EXERCISE AIM = Your task is to repeat the lines below exactly, excluding any pictures they contain.

RAW DATA =

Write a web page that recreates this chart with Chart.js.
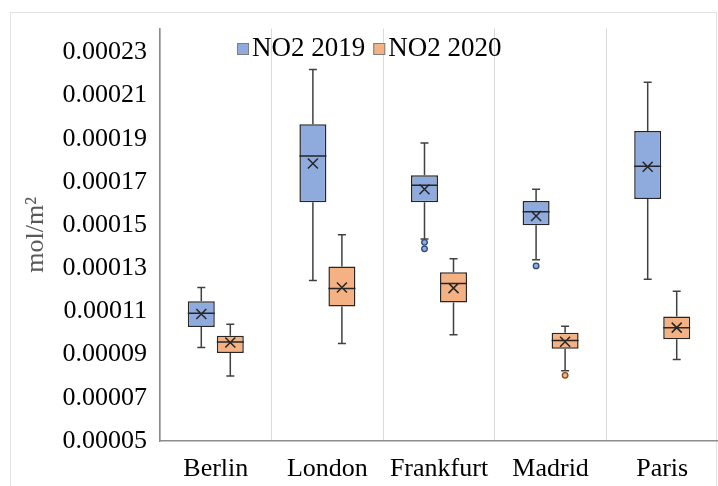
<!DOCTYPE html>
<html lang="en">
<head>
  <meta charset="UTF-8" />
  <title>NO2 2019 vs 2020</title>
  <script src="https://cdn.jsdelivr.net/npm/chart.js"></script>
  <style>
    body {
      margin: 0;
      background: #ffffff;
    }
    #wrap {
      width: 718px;
      height: 486px;
    }
  </style>
</head>
<body>
<div id="wrap"><canvas id="boxChart" width="718" height="486"></canvas></div>

<script>
  // categorias e estatisticas
  const cities = ['Berlin', 'London', 'Frankfurt', 'Madrid', 'Paris'];
  const tickValues = [0.00005, 0.00007, 0.00009, 0.00011, 0.00013, 0.00015, 0.00017, 0.00019, 0.00021, 0.00023];

  const min2019 = [0.0000933, 0.0001243, 0.0001435, 0.000134, 0.0001249];
  const q1_2019 = [0.0001028, 0.0001606, 0.0001606, 0.0001499, 0.0001621];
  const med2019 = [0.0001092, 0.000182, 0.0001685, 0.0001562, 0.0001772];
  const q3_2019 = [0.0001147, 0.0001967, 0.0001731, 0.0001612, 0.0001936];
  const max2019 = [0.0001211, 0.0002221, 0.000188, 0.0001666, 0.0002161];
  const mean2019 = [0.0001088, 0.0001785, 0.0001666, 0.0001542, 0.000177];
  const out2019 = [[], [], [0.000142, 0.000139], [0.0001311], []];

  const min2020 = [0.0000801, 0.0000952, 0.0000992, 0.0000825, 0.0000878];
  const q1_2020 = [0.0000907, 0.0001123, 0.0001142, 0.0000927, 0.0000971];
  const med2020 = [0.0000959, 0.0001206, 0.000123, 0.0000965, 0.0001024];
  const q3_2020 = [0.0000987, 0.0001308, 0.0001282, 0.0001001, 0.0001077];
  const max2020 = [0.0001041, 0.0001455, 0.0001344, 0.0001032, 0.0001194];
  const mean2020 = [0.0000956, 0.0001211, 0.0001208, 0.000096, 0.0001025];
  const out2020 = [[], [], [], [0.0000804], []];

  const stats = [
    { min: min2019, med: med2019, max: max2019, mean: mean2019, out: out2019 },
    { min: min2020, med: med2020, max: max2020, mean: mean2020, out: out2020 },
  ];

  const lineColor = '#404040';
  const serif = "'Liberation Serif', 'Times New Roman', serif";

  // bigodes, mediana, media e outliers desenhados sobre as caixas
  const boxExtras = {
    id: 'boxExtras',
    afterDatasetsDraw(chart) {
      const ctx = chart.ctx;
      const y = chart.scales.y;
      ctx.save();
      ctx.strokeStyle = lineColor;
      ctx.lineWidth = 1.5;
      chart.data.datasets.forEach((ds, i) => {
        const s = stats[i];
        chart.getDatasetMeta(i).data.forEach((bar, j) => {
          const x = bar.x;
          const hw = bar.width / 2;
          const yMin = y.getPixelForValue(s.min[j]);
          const yMax = y.getPixelForValue(s.max[j]);
          const yQ1 = y.getPixelForValue(ds.data[j][0]);
          const yQ3 = y.getPixelForValue(ds.data[j][1]);
          const yMed = y.getPixelForValue(s.med[j]);
          const yMean = y.getPixelForValue(s.mean[j]);

          ctx.beginPath();
          ctx.moveTo(x, yQ3);
          ctx.lineTo(x, yMax);
          ctx.moveTo(x - 4, yMax);
          ctx.lineTo(x + 4, yMax);
          ctx.moveTo(x, yQ1);
          ctx.lineTo(x, yMin);
          ctx.moveTo(x - 4, yMin);
          ctx.lineTo(x + 4, yMin);
          ctx.stroke();

          ctx.beginPath();
          ctx.strokeStyle = '#262626';
          ctx.moveTo(x - hw, yMed);
          ctx.lineTo(x + hw, yMed);
          ctx.moveTo(x - 5, yMean - 5);
          ctx.lineTo(x + 5, yMean + 5);
          ctx.moveTo(x + 5, yMean - 5);
          ctx.lineTo(x - 5, yMean + 5);
          ctx.stroke();
          ctx.strokeStyle = lineColor;

          s.out[j].forEach((v) => {
            ctx.beginPath();
            ctx.arc(x, y.getPixelForValue(v), 2.8, 0, Math.PI * 2);
            ctx.fillStyle = ds.backgroundColor;
            ctx.fill();
            ctx.lineWidth = 1.3;
            ctx.strokeStyle = i === 0 ? '#2f4a7a' : '#8a4a1f';
            ctx.stroke();
            ctx.strokeStyle = lineColor;
            ctx.lineWidth = 1.5;
          });
        });
      });
      ctx.restore();
    },
  };

  // legenda dentro da area do grafico, como no original
  const innerLegend = {
    id: 'innerLegend',
    afterDraw(chart) {
      const ctx = chart.ctx;
      ctx.save();
      ctx.font = '27px ' + serif;
      ctx.textBaseline = 'middle';
      let x = 237;
      const yc = 49;
      chart.data.datasets.forEach((ds) => {
        ctx.fillStyle = ds.backgroundColor;
        ctx.fillRect(x, yc - 6, 12, 12);
        ctx.strokeStyle = '#7f7f7f';
        ctx.lineWidth = 1;
        ctx.strokeRect(x + 0.5, yc - 5.5, 11, 11);
        ctx.fillStyle = '#000000';
        ctx.fillText(ds.label, x + 15, yc);
        x += 15 + ctx.measureText(ds.label).width + 8;
      });
      ctx.restore();
    },
  };

  const frame = {
    id: 'frame',
    beforeDraw(chart) {
      const ctx = chart.ctx;
      ctx.save();
      ctx.strokeStyle = '#e3e3e3';
      ctx.lineWidth = 1;
      ctx.strokeRect(10.5, 12.5, 706, 490);
      ctx.restore();
    },
  };

  new Chart(document.getElementById('boxChart'), {
    type: 'bar',
    data: {
      labels: cities,
      datasets: [
        {
          label: 'NO2 2019',
          data: cities.map((c, i) => [q1_2019[i], q3_2019[i]]),
          backgroundColor: '#8faadc',
          borderColor: '#262626',
          borderWidth: 1.5,
          borderSkipped: false,
        },
        {
          label: 'NO2 2020',
          data: cities.map((c, i) => [q1_2020[i], q3_2020[i]]),
          backgroundColor: '#f4b183',
          borderColor: '#262626',
          borderWidth: 1.5,
          borderSkipped: false,
        },
      ],
    },
    options: {
      responsive: false,
      animation: false,
      categoryPercentage: 0.52,
      barPercentage: 0.93,
      layout: { padding: { top: 23, left: 0, right: 0, bottom: 0 } },
      plugins: {
        legend: { display: false },
        tooltip: { enabled: false },
      },
      scales: {
        x: {
          grid: { display: true, color: '#d9d9d9', offset: true, drawTicks: false },
          border: { display: true, color: '#8c8c8c', width: 1.5 },
          ticks: { color: '#000000', font: { family: serif, size: 26 }, padding: 13 },
          afterFit(scale) {
            scale.height = 45;
          },
        },
        y: {
          min: 0.00005,
          max: 0.000241,
          grid: { display: false, drawTicks: false },
          border: { display: true, color: '#8c8c8c', width: 1.5 },
          afterBuildTicks(scale) {
            scale.ticks = tickValues.map((v) => ({ value: v }));
          },
          ticks: {
            color: '#000000',
            font: { family: serif, size: 26 },
            padding: 13,
            callback: (v) => Number(v).toFixed(5),
          },
          title: {
            display: true,
            text: 'mol/m²',
            color: '#595959',
            font: { family: serif, size: 26 },
            padding: { top: 21, bottom: 0 },
          },
          afterFit(scale) {
            scale.width = 160;
          },
        },
      },
    },
    plugins: [frame, boxExtras, innerLegend],
  });
</script>
</body>
</html>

TASK SOLUTION =
Write a web page that recreates this chart with Chart.js.
<!DOCTYPE html>
<html lang="en">
<head>
  <meta charset="UTF-8" />
  <title>NO2 2019 vs 2020</title>
  <script src="https://cdn.jsdelivr.net/npm/chart.js"></script>
  <style>
    body {
      margin: 0;
      background: #ffffff;
    }
    #wrap {
      width: 718px;
      height: 486px;
    }
  </style>
</head>
<body>
<div id="wrap"><canvas id="boxChart" width="718" height="486"></canvas></div>

<script>
  // categorias e estatisticas
  const cities = ['Berlin', 'London', 'Frankfurt', 'Madrid', 'Paris'];
  const tickValues = [0.00005, 0.00007, 0.00009, 0.00011, 0.00013, 0.00015, 0.00017, 0.00019, 0.00021, 0.00023];

  const min2019 = [0.0000933, 0.0001243, 0.0001435, 0.000134, 0.0001249];
  const q1_2019 = [0.0001028, 0.0001606, 0.0001606, 0.0001499, 0.0001621];
  const med2019 = [0.0001092, 0.000182, 0.0001685, 0.0001562, 0.0001772];
  const q3_2019 = [0.0001147, 0.0001967, 0.0001731, 0.0001612, 0.0001936];
  const max2019 = [0.0001211, 0.0002221, 0.000188, 0.0001666, 0.0002161];
  const mean2019 = [0.0001088, 0.0001785, 0.0001666, 0.0001542, 0.000177];
  const out2019 = [[], [], [0.000142, 0.000139], [0.0001311], []];

  const min2020 = [0.0000801, 0.0000952, 0.0000992, 0.0000825, 0.0000878];
  const q1_2020 = [0.0000907, 0.0001123, 0.0001142, 0.0000927, 0.0000971];
  const med2020 = [0.0000959, 0.0001206, 0.000123, 0.0000965, 0.0001024];
  const q3_2020 = [0.0000987, 0.0001308, 0.0001282, 0.0001001, 0.0001077];
  const max2020 = [0.0001041, 0.0001455, 0.0001344, 0.0001032, 0.0001194];
  const mean2020 = [0.0000956, 0.0001211, 0.0001208, 0.000096, 0.0001025];
  const out2020 = [[], [], [], [0.0000804], []];

  const stats = [
    { min: min2019, med: med2019, max: max2019, mean: mean2019, out: out2019 },
    { min: min2020, med: med2020, max: max2020, mean: mean2020, out: out2020 },
  ];

  const lineColor = '#404040';
  const serif = "'Liberation Serif', 'Times New Roman', serif";

  // bigodes, mediana, media e outliers desenhados sobre as caixas
  const boxExtras = {
    id: 'boxExtras',
    afterDatasetsDraw(chart) {
      const ctx = chart.ctx;
      const y = chart.scales.y;
      ctx.save();
      ctx.strokeStyle = lineColor;
      ctx.lineWidth = 1.5;
      chart.data.datasets.forEach((ds, i) => {
        const s = stats[i];
        chart.getDatasetMeta(i).data.forEach((bar, j) => {
          const x = bar.x;
          const hw = bar.width / 2;
          const yMin = y.getPixelForValue(s.min[j]);
          const yMax = y.getPixelForValue(s.max[j]);
          const yQ1 = y.getPixelForValue(ds.data[j][0]);
          const yQ3 = y.getPixelForValue(ds.data[j][1]);
          const yMed = y.getPixelForValue(s.med[j]);
          const yMean = y.getPixelForValue(s.mean[j]);

          ctx.beginPath();
          ctx.moveTo(x, yQ3);
          ctx.lineTo(x, yMax);
          ctx.moveTo(x - 4, yMax);
          ctx.lineTo(x + 4, yMax);
          ctx.moveTo(x, yQ1);
          ctx.lineTo(x, yMin);
          ctx.moveTo(x - 4, yMin);
          ctx.lineTo(x + 4, yMin);
          ctx.stroke();

          ctx.beginPath();
          ctx.strokeStyle = '#262626';
          ctx.moveTo(x - hw, yMed);
          ctx.lineTo(x + hw, yMed);
          ctx.moveTo(x - 5, yMean - 5);
          ctx.lineTo(x + 5, yMean + 5);
          ctx.moveTo(x + 5, yMean - 5);
          ctx.lineTo(x - 5, yMean + 5);
          ctx.stroke();
          ctx.strokeStyle = lineColor;

          s.out[j].forEach((v) => {
            ctx.beginPath();
            ctx.arc(x, y.getPixelForValue(v), 2.8, 0, Math.PI * 2);
            ctx.fillStyle = ds.backgroundColor;
            ctx.fill();
            ctx.lineWidth = 1.3;
            ctx.strokeStyle = i === 0 ? '#2f4a7a' : '#8a4a1f';
            ctx.stroke();
            ctx.strokeStyle = lineColor;
            ctx.lineWidth = 1.5;
          });
        });
      });
      ctx.restore();
    },
  };

  // legenda dentro da area do grafico, como no original
  const innerLegend = {
    id: 'innerLegend',
    afterDraw(chart) {
      const ctx = chart.ctx;
      ctx.save();
      ctx.font = '27px ' + serif;
      ctx.textBaseline = 'middle';
      let x = 237;
      const yc = 49;
      chart.data.datasets.forEach((ds) => {
        ctx.fillStyle = ds.backgroundColor;
        ctx.fillRect(x, yc - 6, 12, 12);
        ctx.strokeStyle = '#7f7f7f';
        ctx.lineWidth = 1;
        ctx.strokeRect(x + 0.5, yc - 5.5, 11, 11);
        ctx.fillStyle = '#000000';
        ctx.fillText(ds.label, x + 15, yc);
        x += 15 + ctx.measureText(ds.label).width + 8;
      });
      ctx.restore();
    },
  };

  const frame = {
    id: 'frame',
    beforeDraw(chart) {
      const ctx = chart.ctx;
      ctx.save();
      ctx.strokeStyle = '#e3e3e3';
      ctx.lineWidth = 1;
      ctx.strokeRect(10.5, 12.5, 706, 490);
      ctx.restore();
    },
  };

  new Chart(document.getElementById('boxChart'), {
    type: 'bar',
    data: {
      labels: cities,
      datasets: [
        {
          label: 'NO2 2019',
          data: cities.map((c, i) => [q1_2019[i], q3_2019[i]]),
          backgroundColor: '#8faadc',
          borderColor: '#262626',
          borderWidth: 1.5,
          borderSkipped: false,
        },
        {
          label: 'NO2 2020',
          data: cities.map((c, i) => [q1_2020[i], q3_2020[i]]),
          backgroundColor: '#f4b183',
          borderColor: '#262626',
          borderWidth: 1.5,
          borderSkipped: false,
        },
      ],
    },
    options: {
      responsive: false,
      animation: false,
      categoryPercentage: 0.52,
      barPercentage: 0.93,
      layout: { padding: { top: 23, left: 0, right: 0, bottom: 0 } },
      plugins: {
        legend: { display: false },
        tooltip: { enabled: false },
      },
      scales: {
        x: {
          grid: { display: true, color: '#d9d9d9', offset: true, drawTicks: false },
          border: { display: true, color: '#8c8c8c', width: 1.5 },
          ticks: { color: '#000000', font: { family: serif, size: 26 }, padding: 13 },
          afterFit(scale) {
            scale.height = 45;
          },
        },
        y: {
          min: 0.00005,
          max: 0.000241,
          grid: { display: false, drawTicks: false },
          border: { display: true, color: '#8c8c8c', width: 1.5 },
          afterBuildTicks(scale) {
            scale.ticks = tickValues.map((v) => ({ value: v }));
          },
          ticks: {
            color: '#000000',
            font: { family: serif, size: 26 },
            padding: 13,
            callback: (v) => Number(v).toFixed(5),
          },
          title: {
            display: true,
            text: 'mol/m²',
            color: '#595959',
            font: { family: serif, size: 26 },
            padding: { top: 21, bottom: 0 },
          },
          afterFit(scale) {
            scale.width = 160;
          },
        },
      },
    },
    plugins: [frame, boxExtras, innerLegend],
  });
</script>
</body>
</html>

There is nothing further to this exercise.